■ **Task description**
Look at the data below and print exactly the lines from its first line through the line with "plt.rcParams['mathtext.default'] = 'regular'"; the pictures stay out of the copy.

■ **Raw data**
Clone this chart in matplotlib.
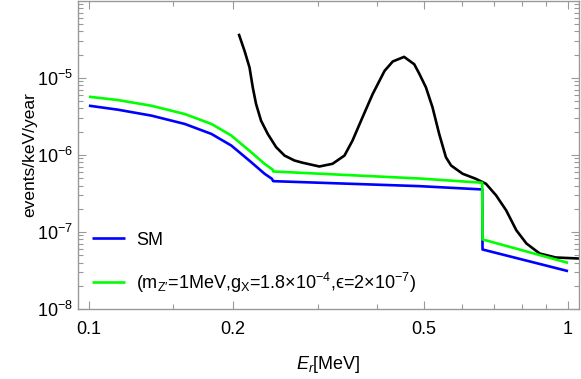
import matplotlib
matplotlib.use("Agg")
import matplotlib.pyplot as plt
from matplotlib.ticker import FixedLocator, NullFormatter, LogLocator, LogFormatterSciNotation

plt.rcParams['font.family'] = ['Liberation Sans', 'DejaVu Sans']
plt.rcParams['mathtext.fontset'] = 'custom'
plt.rcParams['mathtext.rm'] = 'Liberation Sans'
plt.rcParams['mathtext.it'] = 'Liberation Sans:italic'
plt.rcParams['mathtext.default'] = 'regular'

# SM spectrum (blue)
E_sm = [0.1, 0.1149, 0.1351, 0.1585, 0.1802, 0.1983, 0.2182, 0.2326, 0.2409,
        0.2425, 0.489, 0.662, 0.663, 1.0]
y_sm = [4.35e-6, 3.86e-6, 3.23e-6, 2.52e-6, 1.87e-6, 1.32e-6, 8.03e-7, 5.69e-7,
        4.90e-7, 4.56e-7, 3.93e-7, 3.56e-7, 5.92e-8, 3.1e-8]

# SM + Z' (green)
E_zp = [0.1, 0.1149, 0.1351, 0.1585, 0.1802, 0.1983, 0.2182, 0.2326, 0.2421,
        0.2425, 0.489, 0.662, 0.663, 1.0]
y_zp = [5.68e-6, 5.15e-6, 4.34e-6, 3.39e-6, 2.52e-6, 1.78e-6, 1.08e-6, 7.65e-7,
        6.40e-7, 6.09e-7, 4.94e-7, 4.35e-7, 8.0e-8, 3.97e-8]

# background (black)
E_bg = [0.2054, 0.2113, 0.2164, 0.2198, 0.2233, 0.2287, 0.2362, 0.2459, 0.2560,
        0.2686, 0.2795, 0.3027, 0.3224, 0.3415, 0.3549, 0.3724, 0.3910, 0.4140,
        0.4307, 0.4548, 0.4775, 0.4889, 0.5052, 0.5214, 0.5383, 0.5560, 0.5700,
        0.6025, 0.6415, 0.6740, 0.7077, 0.7430, 0.7800, 0.8189, 0.8724, 0.9427,
        1.054]
y_bg = [3.73e-5, 2.23e-5, 1.36e-5, 7.5e-6, 4.57e-6, 2.78e-6, 1.87e-6, 1.26e-6,
        9.8e-7, 8.45e-7, 7.9e-7, 7.07e-7, 7.66e-7, 9.8e-7, 1.53e-6, 3.07e-6,
        6.15e-6, 1.23e-5, 1.63e-5, 1.87e-5, 1.50e-5, 1.14e-5, 7.5e-6, 4.13e-6,
        1.87e-6, 9.33e-7, 7.28e-7, 5.69e-7, 4.9e-7, 4.22e-7, 2.98e-7, 1.9e-7,
        1.05e-7, 7.07e-8, 5.25e-8, 4.66e-8, 4.52e-8]

x_major = [0.1, 0.2, 0.5, 1.0]
x_major_labels = ['0.1', '0.2', '0.5', '1']
x_minor = [0.15, 0.3, 0.4, 0.6, 0.7, 0.8, 0.9]
y_major = [1e-8, 1e-7, 1e-6, 1e-5]

fig = plt.figure(figsize=(5.81, 3.79), dpi=100)
ax = fig.add_axes([78/581, 1 - 309/379, 501/581, 309/379 - 0.002])

kw = dict(lw=1.9, solid_joinstyle='round', solid_capstyle='butt')
ax.plot(E_bg, y_bg, color='black', **kw)
ax.plot(E_sm, y_sm, color=(0, 0, 1), label='SM', **kw)
ax.plot(E_zp, y_zp, color=(0, 1, 0),
        label="($m_{Z\\prime}$=1MeV,$g_X$=1.8×10$^{-4}$,$\u03f5$=2×10$^{-7}$)", **kw)

ax.set_xscale('log')
ax.set_yscale('log')
ax.set_xlim(0.0949, 1.054)
ax.set_ylim(1e-8, 1e-4)

ax.xaxis.set_major_locator(FixedLocator(x_major))
ax.set_xticklabels(x_major_labels)
ax.xaxis.set_minor_locator(FixedLocator(x_minor))
ax.xaxis.set_minor_formatter(NullFormatter())
ax.yaxis.set_major_locator(FixedLocator(y_major))
ax.yaxis.set_major_formatter(LogFormatterSciNotation())
ax.yaxis.set_minor_locator(LogLocator(base=10, subs=range(2, 10), numticks=10))
ax.yaxis.set_minor_formatter(NullFormatter())

frame = '0.6'
for s in ax.spines.values():
    s.set_color(frame)
    s.set_linewidth(1.0)
ax.tick_params(which='both', direction='in', top=True, right=True, color=frame,
               labelsize=13, labelcolor='black')
ax.tick_params(which='major', length=6, width=0.8)
ax.tick_params(which='minor', length=3.5, width=0.8)
ax.tick_params(axis='x', which='major', pad=9)

ax.set_xlabel(r'$\mathit{E_r}$[MeV]', fontsize=13, labelpad=11)
ax.set_ylabel('events/keV/year', fontsize=12.5, labelpad=0)

ax.legend(loc='lower left', frameon=False, fontsize=13, handlelength=1.8,
          handletextpad=0.6, labelspacing=1.2, bbox_to_anchor=(0.0, 0.0),
          borderaxespad=0.4)

fig.savefig('out.png', dpi=100)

■ **Solution**
Clone this chart in matplotlib.
import matplotlib
matplotlib.use("Agg")
import matplotlib.pyplot as plt
from matplotlib.ticker import FixedLocator, NullFormatter, LogLocator, LogFormatterSciNotation

plt.rcParams['font.family'] = ['Liberation Sans', 'DejaVu Sans']
plt.rcParams['mathtext.fontset'] = 'custom'
plt.rcParams['mathtext.rm'] = 'Liberation Sans'
plt.rcParams['mathtext.it'] = 'Liberation Sans:italic'
plt.rcParams['mathtext.default'] = 'regular'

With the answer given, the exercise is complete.